For the years covered by the story, Contarini’s path is Byronic, as the impetuous young hero carries his innocence and passion through a series of impossibly romantic adventures (and adventurous romances) on his quest for literary success. He does not find writing quite as easy as he had supposed. Many a writer will sympathise with him when the lad confesses:

   ‘My mind seemed full to the very brink, but not a drop of the rich stream overflowed. I became anxious, nervous, fretful. I walked about: I reseated myself. Again I threw down the pencil. I was like a man disenchanted. I could scarcely recall the visions of yesterday, and if, with an effort, I succeeded, they appeared cold, tame, dull, lifeless.
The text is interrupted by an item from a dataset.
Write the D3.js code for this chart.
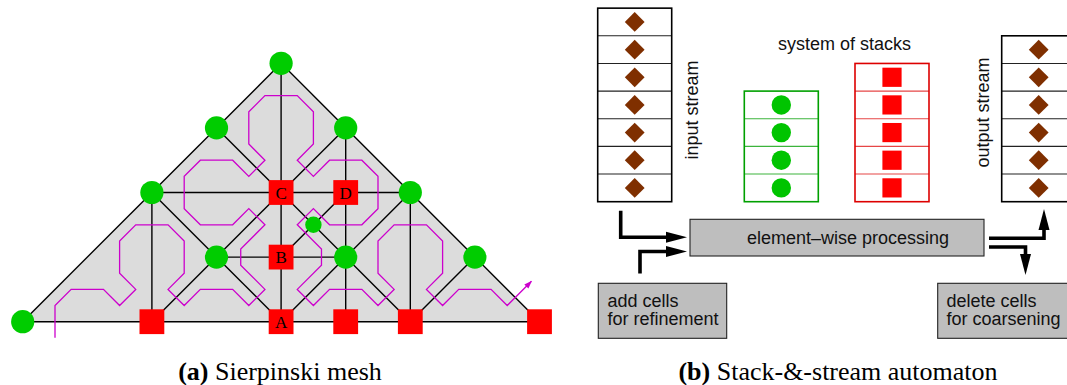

Nothing can describe my blank despair.

   ‘They know not, they cannot tell—the cold, dull world—they cannot even remotely conceive the agony of doubt and despair, which is the doom of youthful genius. To sigh for Fame in obscurity,

is like sighing in a dungeon for light. Yet the votary and the captive share an equal hope. But to feel the strong necessity of fame, and to be conscious without intellectual excellence life must be insupportable, to feel all this with no simultaneous faith in your own power—these are moments of despondency for which no immortality can compensate.’

Contarini gains wisdom (of sorts) partly through experience and partly from the advice and guidance of his mentor, a wanderer like himself but older, whom he meets in the woods after he (Contarini) has, in a somewhat eye-opening scene, been seduced by a pair of gypsy lovelies and then robbed by their male companion. The mentor, Winter, reappears throughout the book with pearls of wisdom such as the following which he inscribes in a book he leaves with the guileless boy: ‘Be patient. Cherish hope. Read more. Ponder less. Nature is more powerful than education.’
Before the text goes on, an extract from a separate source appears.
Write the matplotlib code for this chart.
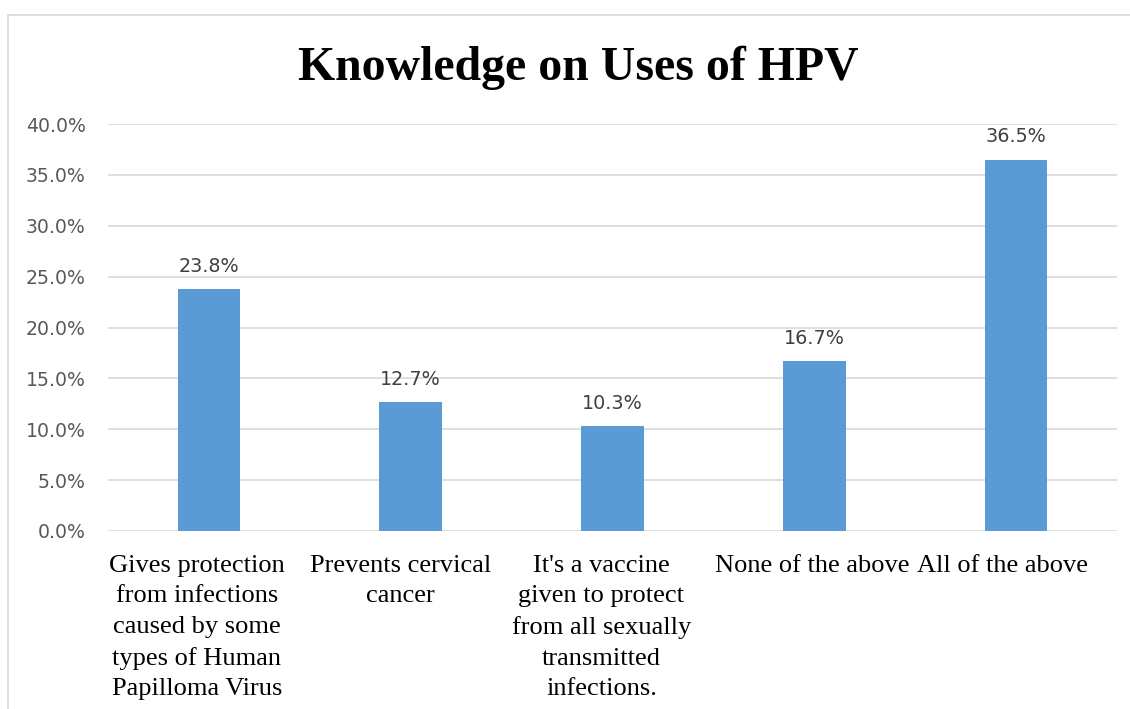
import matplotlib.pyplot as plt
import matplotlib.transforms as mtransforms
from matplotlib.ticker import FuncFormatter
from matplotlib.patches import Rectangle

categories = ['Gives protection\nfrom infections\ncaused by some\ntypes of Human\nPapilloma Virus',
              'Prevents cervical\ncancer',
              "It's a vaccine\ngiven to protect\nfrom all sexually\ntransmitted\ninfections.",
              'None of the above',
              'All of the above']
values = [23.8, 12.7, 10.3, 16.7, 36.5]
yticks = [0, 5, 10, 15, 20, 25, 30, 35, 40]

fig = plt.figure(figsize=(11.3, 7.09), dpi=100)
ax = fig.add_axes([108/1130, 1 - 531/709, (1117-108)/1130, (531-124)/709])

# chart frame (only top and left visible in the reference)
fig.patches.append(Rectangle((8/1130, -0.1), 1.2, 1 - 15/709 + 0.1, transform=fig.transFigure,
                             fill=False, edgecolor='#d9d9d9', linewidth=1.2))

x = range(len(values))
bars = ax.bar(x, values, width=0.31, color='#5b9bd5', zorder=3)
for b, v in zip(bars, values):
    ax.text(b.get_x() + b.get_width()/2, v + 1.3, '%.1f%%' % v, ha='center', va='bottom',
            fontsize=13.8, color='#404040')

ax.set_xlim(-0.5, len(values) - 0.5)
ax.set_ylim(0, 40)
ax.set_yticks(yticks)
ax.yaxis.set_major_formatter(FuncFormatter(lambda v, p: '%.1f%%' % v))
ax.tick_params(axis='y', length=0, labelsize=13.6, labelcolor='#595959', pad=16)
ax.grid(axis='y', color='#d9d9d9', linewidth=1.2, zorder=0)
for s in ax.spines.values():
    s.set_visible(False)

ax.set_xticks(list(x))
ax.set_xticklabels(categories, fontsize=19, family='Liberation Serif', va='top', linespacing=1.5)
ax.tick_params(axis='x', length=0, pad=17)
# excel nudges the wrapped labels a little to the left
shifts = [-12, -10, -11, -2, -14]
for lab, dx in zip(ax.get_xticklabels(), shifts):
    lab.set_transform(lab.get_transform() + mtransforms.ScaledTranslation(dx/100, 0, fig.dpi_scale_trans))

fig.text(578/1130, 1 - 68/709, 'Knowledge on Uses of HPV', ha='center', va='center',
         fontsize=34.4, fontweight='bold', family='Liberation Serif')

plt.savefig('out.png', dpi=100)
In a preface added to the work a year after publication Disraeli says of the book, ‘But the truth is, a wandering existence was a necessary epoch in the career of the hero’ and indeed he gives as the chief subject of his book ‘the development and formation of the poetic character’. The irony, which can hardly have been lost on Disraeli, is that ultimately his impetuous young hero does not find literary success but instead gains property, respectability and a modicum of political power. Here again we see the author writing himself onto the page, for Disraeli became best known in his lifetime (and is now remembered) as a successful politician who also wrote some books.

As we grow older we all wonder from time to time what would have happened if, at some point earlier in life, we had chosen differently and taken another path. Disraeli managed the near-impossible feat of staying on two paths for years until he finally forsook art for politics. Often he must have wondered if had chosen wisely. As Contarini’s mentor says to console the failed young poet:

‘Action is now your part. Meditation is culture. It is well to think until a man have [sic] discovered his genius, and developed his faculties, but then let him put his Intelligence in motion. Act, act, act; act without ceasing, and you will no longer talk of the vanity of life.’

   ‘But how am I act?’

   ‘Create. Man is made to create, from the Poet to the Potter.’

Disraeli may have felt his supreme achievement, viewed perhaps with the same resignation as that of the older Contarini when he looked back on his life, was to have created himself.